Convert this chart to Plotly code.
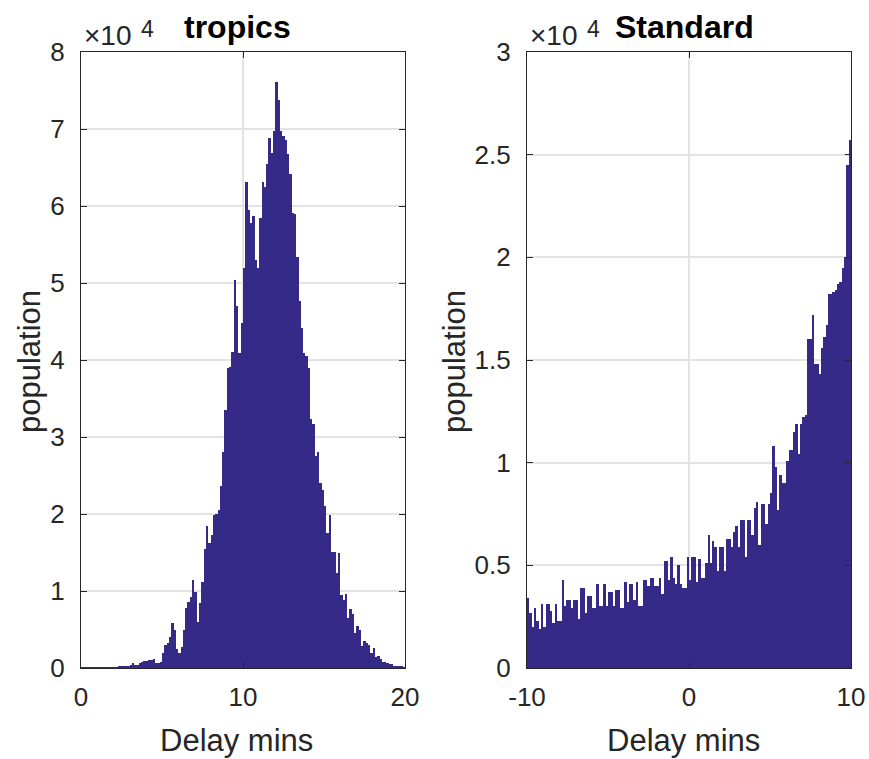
import numpy as np
import plotly.graph_objects as go

# ---- data (population in units of 1e4) ----
bins_per_min = 7
tropics_range = [0, 20]
standard_range = [-10, 10]

tropics_pop_e4 = [
    0.002, 0.002, 0.003, 0.002, 0.003, 0.003, 0.004,
    0.004, 0.005, 0.004, 0.006, 0.005, 0.007, 0.006,
    0.01, 0.012, 0.015, 0.02, 0.025, 0.02, 0.03,
    0.035, 0.07, 0.04, 0.045, 0.06, 0.08, 0.09,
    0.09, 0.1, 0.11, 0.12, 0.07, 0.06, 0.08,
    0.2, 0.3, 0.32, 0.4, 0.58, 0.5, 0.25,
    0.19, 0.27, 0.5, 0.78, 0.86, 0.92, 1.14,
    0.99, 0.6, 0.84, 1.12, 1.55, 1.84, 1.62,
    1.73, 1.99, 2.0, 2.05, 2.37, 2.81, 3.35,
    3.89, 3.91, 4.1, 5.04, 4.7, 4.09, 4.48,
    5.2, 6.31, 5.95, 5.78, 5.87, 5.3, 5.19,
    5.85, 6.31, 6.25, 6.55, 6.88, 6.69, 6.97,
    7.61, 7.38, 6.97, 6.91, 6.86, 6.67, 6.42,
    5.91, 5.9, 5.34, 4.76, 4.41, 4.09, 4.05,
    3.89, 3.23, 3.17, 2.75, 2.8, 2.4, 2.31,
    2.11, 1.75, 1.99, 1.51, 1.51, 1.24, 1.5,
    0.95, 0.88, 0.96, 0.65, 0.76, 0.7, 0.45,
    0.54, 0.5, 0.28, 0.35, 0.32, 0.3, 0.2,
    0.26, 0.14, 0.15, 0.12, 0.08, 0.08, 0.06,
    0.05, 0.05, 0.03, 0.02, 0.02, 0.02, 0.01,
]

standard_pop_e4 = [
    0.34, 0.27, 0.2, 0.29, 0.23, 0.19, 0.31,
    0.2, 0.31, 0.31, 0.28, 0.22, 0.31, 0.23,
    0.23, 0.43, 0.3, 0.33, 0.33, 0.29, 0.33,
    0.33, 0.24, 0.39, 0.39, 0.27, 0.35, 0.35,
    0.29, 0.29, 0.41, 0.3, 0.3, 0.41, 0.3,
    0.37, 0.37, 0.3, 0.38, 0.38, 0.29, 0.29,
    0.42, 0.32, 0.41, 0.41, 0.33, 0.42, 0.3,
    0.3, 0.43, 0.43, 0.4, 0.44, 0.44, 0.4,
    0.4, 0.44, 0.36, 0.52, 0.52, 0.43, 0.54,
    0.44, 0.41, 0.5, 0.41, 0.39, 0.39, 0.54,
    0.43, 0.54, 0.54, 0.42, 0.53, 0.44, 0.44,
    0.51, 0.65, 0.51, 0.62, 0.59, 0.47, 0.59,
    0.59, 0.47, 0.63, 0.63, 0.59, 0.66, 0.69,
    0.59, 0.72, 0.72, 0.54, 0.72, 0.72, 0.65,
    0.78, 0.81, 0.6, 0.8, 0.8, 0.7, 0.8,
    0.85, 1.08, 0.98, 0.77, 0.94, 0.9, 0.9,
    1.01, 1.06, 1.06, 1.15, 1.19, 1.04, 1.19,
    1.22, 1.23, 1.6, 1.6, 1.72, 1.48, 1.48,
    1.43, 1.56, 1.61, 1.67, 1.82, 1.82, 1.83,
    1.84, 1.87, 1.88, 1.95, 2.0, 2.45, 2.57,
]

tropics_xticks = [0, 10, 20]
tropics_xticklabels = ["0", "10", "20"]
standard_xticks = [-10, 0, 10]
standard_xticklabels = ["-10", "0", "10"]
x_label = "Delay mins"
y_label = "population"
titles = ["tropics", "Standard"]
exponent_base = "\u00d710"
exponent_power = "4"

# ---- styling ----
BAR = "#352A87"
TXT = "#262626"
GRID = "#e3e3e3"
FONT = "Liberation Sans, Arial, Helvetica, sans-serif"
W, H = 869, 759
TICK_SIZE = 26
LABEL_SIZE = 31
TITLE_SIZE = 32


def centers(lo, n):
    w = 1.0 / bins_per_min
    return lo + (np.arange(n) + 0.5) * w


fig = go.Figure()
fig.add_trace(go.Bar(
    x=centers(tropics_range[0], len(tropics_pop_e4)), y=tropics_pop_e4,
    width=1.0 / bins_per_min, marker=dict(color=BAR, line=dict(width=0)),
    xaxis="x", yaxis="y", showlegend=False))
fig.add_trace(go.Bar(
    x=centers(standard_range[0], len(standard_pop_e4)), y=standard_pop_e4,
    width=1.0 / bins_per_min, marker=dict(color=BAR, line=dict(width=0)),
    xaxis="x2", yaxis="y2", showlegend=False))

ax_common = dict(
    showline=True, linecolor=TXT, linewidth=1.3, mirror="ticks",
    ticks="inside", ticklen=6, tickcolor=TXT, tickwidth=1.3,
    showgrid=True, gridcolor=GRID, gridwidth=1.5, zeroline=False,
    tickfont=dict(family=FONT, size=TICK_SIZE, color=TXT),
    fixedrange=True, automargin=False,
)

dom_y = [(H - 668) / H, (H - 52) / H]
dom_x1 = [81 / W, 405 / W]
dom_x2 = [527 / W, 851 / W]

fig.update_layout(
    width=W, height=H,
    margin=dict(l=0, r=0, t=0, b=0),
    paper_bgcolor="white", plot_bgcolor="white",
    bargap=0, barmode="overlay",
    font=dict(family=FONT, color=TXT),
    xaxis=dict(ax_common, domain=dom_x1, range=tropics_range,
               tickvals=tropics_xticks, ticktext=tropics_xticklabels,
               anchor="y", ticklabelstandoff=6),
    yaxis=dict(ax_common, domain=dom_y, range=[0, 8], dtick=1, anchor="x",
               ticklabelstandoff=10),
    xaxis2=dict(ax_common, domain=dom_x2, range=standard_range,
                tickvals=standard_xticks, ticktext=standard_xticklabels,
                anchor="y2", ticklabelstandoff=6),
    yaxis2=dict(ax_common, domain=dom_y, range=[0, 3], dtick=0.5, anchor="x2",
                ticklabelstandoff=10),
)

# titles, axis labels and exponent labels
for dom, title, ylab_x in [(dom_x1, titles[0], 30), (dom_x2, titles[1], 455)]:
    cx = (dom[0] + dom[1]) / 2
    fig.add_annotation(xref="paper", yref="paper", x=cx - 5 / W, y=(H - 27) / H,
                       xanchor="center", yanchor="middle", showarrow=False,
                       text="<b>%s</b>" % title,
                       font=dict(family=FONT, size=TITLE_SIZE, color="black"))
    fig.add_annotation(xref="paper", yref="paper", x=dom[0] + 1 / W, y=(H - 36) / H,
                       xanchor="left", yanchor="middle", showarrow=False,
                       text=exponent_base,
                       font=dict(family=FONT, size=28, color=TXT))
    fig.add_annotation(xref="paper", yref="paper", x=dom[0] + 58 / W, y=(H - 29) / H,
                       xanchor="left", yanchor="middle", showarrow=False,
                       text=exponent_power,
                       font=dict(family=FONT, size=23, color=TXT))
    fig.add_annotation(xref="paper", yref="paper", x=cx - 6 / W, y=(H - 740) / H,
                       xanchor="center", yanchor="middle", showarrow=False,
                       text=x_label,
                       font=dict(family=FONT, size=LABEL_SIZE, color=TXT))
    fig.add_annotation(xref="paper", yref="paper", x=ylab_x / W, y=(H - 362) / H,
                       xanchor="center", yanchor="middle", showarrow=False,
                       text=y_label, textangle=-90,
                       font=dict(family=FONT, size=LABEL_SIZE, color=TXT))

fig.write_html("out.html")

▶ [Exercise requirements] Transcribe the material as is, with images omitted.

▶ [Task solution]
Convert this chart to Plotly code.
import numpy as np
import plotly.graph_objects as go

# ---- data (population in units of 1e4) ----
bins_per_min = 7
tropics_range = [0, 20]
standard_range = [-10, 10]

tropics_pop_e4 = [
    0.002, 0.002, 0.003, 0.002, 0.003, 0.003, 0.004,
    0.004, 0.005, 0.004, 0.006, 0.005, 0.007, 0.006,
    0.01, 0.012, 0.015, 0.02, 0.025, 0.02, 0.03,
    0.035, 0.07, 0.04, 0.045, 0.06, 0.08, 0.09,
    0.09, 0.1, 0.11, 0.12, 0.07, 0.06, 0.08,
    0.2, 0.3, 0.32, 0.4, 0.58, 0.5, 0.25,
    0.19, 0.27, 0.5, 0.78, 0.86, 0.92, 1.14,
    0.99, 0.6, 0.84, 1.12, 1.55, 1.84, 1.62,
    1.73, 1.99, 2.0, 2.05, 2.37, 2.81, 3.35,
    3.89, 3.91, 4.1, 5.04, 4.7, 4.09, 4.48,
    5.2, 6.31, 5.95, 5.78, 5.87, 5.3, 5.19,
    5.85, 6.31, 6.25, 6.55, 6.88, 6.69, 6.97,
    7.61, 7.38, 6.97, 6.91, 6.86, 6.67, 6.42,
    5.91, 5.9, 5.34, 4.76, 4.41, 4.09, 4.05,
    3.89, 3.23, 3.17, 2.75, 2.8, 2.4, 2.31,
    2.11, 1.75, 1.99, 1.51, 1.51, 1.24, 1.5,
    0.95, 0.88, 0.96, 0.65, 0.76, 0.7, 0.45,
    0.54, 0.5, 0.28, 0.35, 0.32, 0.3, 0.2,
    0.26, 0.14, 0.15, 0.12, 0.08, 0.08, 0.06,
    0.05, 0.05, 0.03, 0.02, 0.02, 0.02, 0.01,
]

standard_pop_e4 = [
    0.34, 0.27, 0.2, 0.29, 0.23, 0.19, 0.31,
    0.2, 0.31, 0.31, 0.28, 0.22, 0.31, 0.23,
    0.23, 0.43, 0.3, 0.33, 0.33, 0.29, 0.33,
    0.33, 0.24, 0.39, 0.39, 0.27, 0.35, 0.35,
    0.29, 0.29, 0.41, 0.3, 0.3, 0.41, 0.3,
    0.37, 0.37, 0.3, 0.38, 0.38, 0.29, 0.29,
    0.42, 0.32, 0.41, 0.41, 0.33, 0.42, 0.3,
    0.3, 0.43, 0.43, 0.4, 0.44, 0.44, 0.4,
    0.4, 0.44, 0.36, 0.52, 0.52, 0.43, 0.54,
    0.44, 0.41, 0.5, 0.41, 0.39, 0.39, 0.54,
    0.43, 0.54, 0.54, 0.42, 0.53, 0.44, 0.44,
    0.51, 0.65, 0.51, 0.62, 0.59, 0.47, 0.59,
    0.59, 0.47, 0.63, 0.63, 0.59, 0.66, 0.69,
    0.59, 0.72, 0.72, 0.54, 0.72, 0.72, 0.65,
    0.78, 0.81, 0.6, 0.8, 0.8, 0.7, 0.8,
    0.85, 1.08, 0.98, 0.77, 0.94, 0.9, 0.9,
    1.01, 1.06, 1.06, 1.15, 1.19, 1.04, 1.19,
    1.22, 1.23, 1.6, 1.6, 1.72, 1.48, 1.48,
    1.43, 1.56, 1.61, 1.67, 1.82, 1.82, 1.83,
    1.84, 1.87, 1.88, 1.95, 2.0, 2.45, 2.57,
]

tropics_xticks = [0, 10, 20]
tropics_xticklabels = ["0", "10", "20"]
standard_xticks = [-10, 0, 10]
standard_xticklabels = ["-10", "0", "10"]
x_label = "Delay mins"
y_label = "population"
titles = ["tropics", "Standard"]
exponent_base = "\u00d710"
exponent_power = "4"

# ---- styling ----
BAR = "#352A87"
TXT = "#262626"
GRID = "#e3e3e3"
FONT = "Liberation Sans, Arial, Helvetica, sans-serif"
W, H = 869, 759
TICK_SIZE = 26
LABEL_SIZE = 31
TITLE_SIZE = 32


def centers(lo, n):
    w = 1.0 / bins_per_min
    return lo + (np.arange(n) + 0.5) * w


fig = go.Figure()
fig.add_trace(go.Bar(
    x=centers(tropics_range[0], len(tropics_pop_e4)), y=tropics_pop_e4,
    width=1.0 / bins_per_min, marker=dict(color=BAR, line=dict(width=0)),
    xaxis="x", yaxis="y", showlegend=False))
fig.add_trace(go.Bar(
    x=centers(standard_range[0], len(standard_pop_e4)), y=standard_pop_e4,
    width=1.0 / bins_per_min, marker=dict(color=BAR, line=dict(width=0)),
    xaxis="x2", yaxis="y2", showlegend=False))

ax_common = dict(
    showline=True, linecolor=TXT, linewidth=1.3, mirror="ticks",
    ticks="inside", ticklen=6, tickcolor=TXT, tickwidth=1.3,
    showgrid=True, gridcolor=GRID, gridwidth=1.5, zeroline=False,
    tickfont=dict(family=FONT, size=TICK_SIZE, color=TXT),
    fixedrange=True, automargin=False,
)

dom_y = [(H - 668) / H, (H - 52) / H]
dom_x1 = [81 / W, 405 / W]
dom_x2 = [527 / W, 851 / W]

fig.update_layout(
    width=W, height=H,
    margin=dict(l=0, r=0, t=0, b=0),
    paper_bgcolor="white", plot_bgcolor="white",
    bargap=0, barmode="overlay",
    font=dict(family=FONT, color=TXT),
    xaxis=dict(ax_common, domain=dom_x1, range=tropics_range,
               tickvals=tropics_xticks, ticktext=tropics_xticklabels,
               anchor="y", ticklabelstandoff=6),
    yaxis=dict(ax_common, domain=dom_y, range=[0, 8], dtick=1, anchor="x",
               ticklabelstandoff=10),
    xaxis2=dict(ax_common, domain=dom_x2, range=standard_range,
                tickvals=standard_xticks, ticktext=standard_xticklabels,
                anchor="y2", ticklabelstandoff=6),
    yaxis2=dict(ax_common, domain=dom_y, range=[0, 3], dtick=0.5, anchor="x2",
                ticklabelstandoff=10),
)

# titles, axis labels and exponent labels
for dom, title, ylab_x in [(dom_x1, titles[0], 30), (dom_x2, titles[1], 455)]:
    cx = (dom[0] + dom[1]) / 2
    fig.add_annotation(xref="paper", yref="paper", x=cx - 5 / W, y=(H - 27) / H,
                       xanchor="center", yanchor="middle", showarrow=False,
                       text="<b>%s</b>" % title,
                       font=dict(family=FONT, size=TITLE_SIZE, color="black"))
    fig.add_annotation(xref="paper", yref="paper", x=dom[0] + 1 / W, y=(H - 36) / H,
                       xanchor="left", yanchor="middle", showarrow=False,
                       text=exponent_base,
                       font=dict(family=FONT, size=28, color=TXT))
    fig.add_annotation(xref="paper", yref="paper", x=dom[0] + 58 / W, y=(H - 29) / H,
                       xanchor="left", yanchor="middle", showarrow=False,
                       text=exponent_power,
                       font=dict(family=FONT, size=23, color=TXT))
    fig.add_annotation(xref="paper", yref="paper", x=cx - 6 / W, y=(H - 740) / H,
                       xanchor="center", yanchor="middle", showarrow=False,
                       text=x_label,
                       font=dict(family=FONT, size=LABEL_SIZE, color=TXT))
    fig.add_annotation(xref="paper", yref="paper", x=ylab_x / W, y=(H - 362) / H,
                       xanchor="center", yanchor="middle", showarrow=False,
                       text=y_label, textangle=-90,
                       font=dict(family=FONT, size=LABEL_SIZE, color=TXT))

fig.write_html("out.html")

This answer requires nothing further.